HOW TO EVALUATE A DIAMOND
"The four C’s rule"

A diamond is evaluated through four different characteristics which can be combined in several ways changing the value of the gemstone. Here you are the “four C’s rule”.

1) Carat

The weight (and therefore the size) of a diamond, as all the gemstones, is measured in carats. The word originates from the seeds of the carob tree. In fact, those seeds were traditionally used to weigh diamonds. Later, a unique system was defined and one carat was set as 0.2 grams (one fifth of gram).
A carat is divided in 100 points. Therefore, a diamond of 25 points weighs a quarter of a carat, which means 0.25 carats. Here you are some example the approximate size against weight.

2) Clarity

Almost all diamonds contain traces of not crystallized carbon. In fact, diamond originates from this element. The majority of these traces are not visible to the naked eye. They are called inclusions and are considered the diamond “fingerprints” that make every stone unique. At any rate, the less included the gemstone is, the rarer it is.
In the following paragraph we refer to the standard terminology of Confedorafi (Italian confederation of goldsmiths).

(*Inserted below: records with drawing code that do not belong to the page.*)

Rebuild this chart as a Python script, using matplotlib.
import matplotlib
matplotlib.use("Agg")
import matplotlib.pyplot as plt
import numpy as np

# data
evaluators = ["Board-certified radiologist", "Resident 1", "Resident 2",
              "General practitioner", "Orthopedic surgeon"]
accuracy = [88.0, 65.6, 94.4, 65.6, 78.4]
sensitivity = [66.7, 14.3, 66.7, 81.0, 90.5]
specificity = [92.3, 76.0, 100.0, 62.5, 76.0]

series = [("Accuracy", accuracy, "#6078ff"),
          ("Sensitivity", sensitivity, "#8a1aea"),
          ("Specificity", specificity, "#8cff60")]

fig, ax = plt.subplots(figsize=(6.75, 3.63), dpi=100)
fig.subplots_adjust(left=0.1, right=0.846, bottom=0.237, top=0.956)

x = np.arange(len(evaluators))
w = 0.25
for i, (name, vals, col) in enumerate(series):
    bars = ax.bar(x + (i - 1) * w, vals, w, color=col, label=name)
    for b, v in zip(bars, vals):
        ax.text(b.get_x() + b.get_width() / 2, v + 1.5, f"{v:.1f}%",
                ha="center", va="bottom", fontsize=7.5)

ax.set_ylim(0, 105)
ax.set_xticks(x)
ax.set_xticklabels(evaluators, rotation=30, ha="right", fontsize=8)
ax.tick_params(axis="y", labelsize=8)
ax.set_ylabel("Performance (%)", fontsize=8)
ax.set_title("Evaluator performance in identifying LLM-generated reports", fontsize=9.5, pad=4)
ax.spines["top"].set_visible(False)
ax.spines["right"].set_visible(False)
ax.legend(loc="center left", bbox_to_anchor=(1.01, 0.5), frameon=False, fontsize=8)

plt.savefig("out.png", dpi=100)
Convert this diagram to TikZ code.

The term “clarity” is used to indicate how much the diamond has (or not has) imperfections. There are three main international systems to classify diamonds. GIA, CIBJO e HRD. A diamond without inclusions, both internally and externally, is classified FL (pure) by GIA system; other systems use the terms “loupe clean” or “internally pure”. However, the systems are equivalent for the grades under the top.
Here you are the clarity grading scale

  1. FL= Flawless. The diamond does not have any inclusion, neither internal nor external. It is referred to inclusions that are not visible, by an expert, under 10x magnification. It is the maximum level of clarity. Stones with this level of clarity are very rare and expensive.
  2. IF= Internally Flawless. The diamond does not have any internal inclusion visible, by an expert, under 10 x magnification. However, it could have very small external imperfections.
  3. VVS-1= Very Very Slightly included 1. It usually is a unique and very small inclusion visible, only by an expert, under 10x magnification.
  4. VVS-2= Very Very Slightly included 2. Very small inclusions visible, only by an expert, under 10x magnification.
  5. VS-1= Very Slightly included 1. Very small inclusions visible under 10x magnification.
  6. VS-2= Very Slightly included 2. More than one very small inclusion visible under 10x magnification.
  7. SI-1= Slightly Included 1. Small inclusions visible under 10x magnification.
  8. SI-2= Slightly Included 2. More than one small inclusion visible under 10x magnification.
  9. SI-3= Slightly Included 3. Inclusions are visible, by an expert, to the naked eye.
  10. I-1= Included 1. Inclusions are visible to the naked eye.
  11. I-2= Included. There are many inclusions that are easily noticeable to the naked eye, reducing the diamond brilliance.
  12. I-3= Included. There are many inclusions that are easily noticeable to the naked eye, reducing the diamond brilliance and threatening its structure. The diamond will be more fragile.


3) Colour

Sometimes people are astonished in learning that diamonds can cover the entire colour spectrum. However, the majority of gems look slightly yellow or brown, although there are very rare diamonds that are defined colourless.
Even rarer are those diamonds that naturally have a well defined colour. These diamonds are called “fancy”. Among them, the most common colours are green, red, blue or amber.

4) Cut

Among the “four C” the cut is the one that can be mainly influenced by the human being. The others are solely influenced by nature. The ability of the diamond cutter discloses the gem beauty because the cut deeply influences the stone sparkle and focus.
As a matter of facts, it is the cut that allows the diamond to emanate all the light.

  1. 1. In a well cut diamond the light is reflected by the pavilion facets to make it coming out the upper part of the stone.
  2. 2. If the pavilion is too deep a part of the light is lost because it comes out the opposite side of the same pavilion.
  3. 3. If the pavilion is too flat, the light comes out without being reflected..

Precision and refinement of a diamond cut determine its brilliance, focus and beauty.

The choice of the cut shape is decided by the diamond cutter studying the shape of the raw diamond.

On the buyer side the cut is just a matter of individual taste; his or her choice is limited only by the diamond cutter’s ability and imagination.

The most common and well-known cut is the brilliant shape, however there are several other shapes; from the most common, such as marquise, drop (or pear), emerald, oval, baguette and heart; to the most imaginative and creative.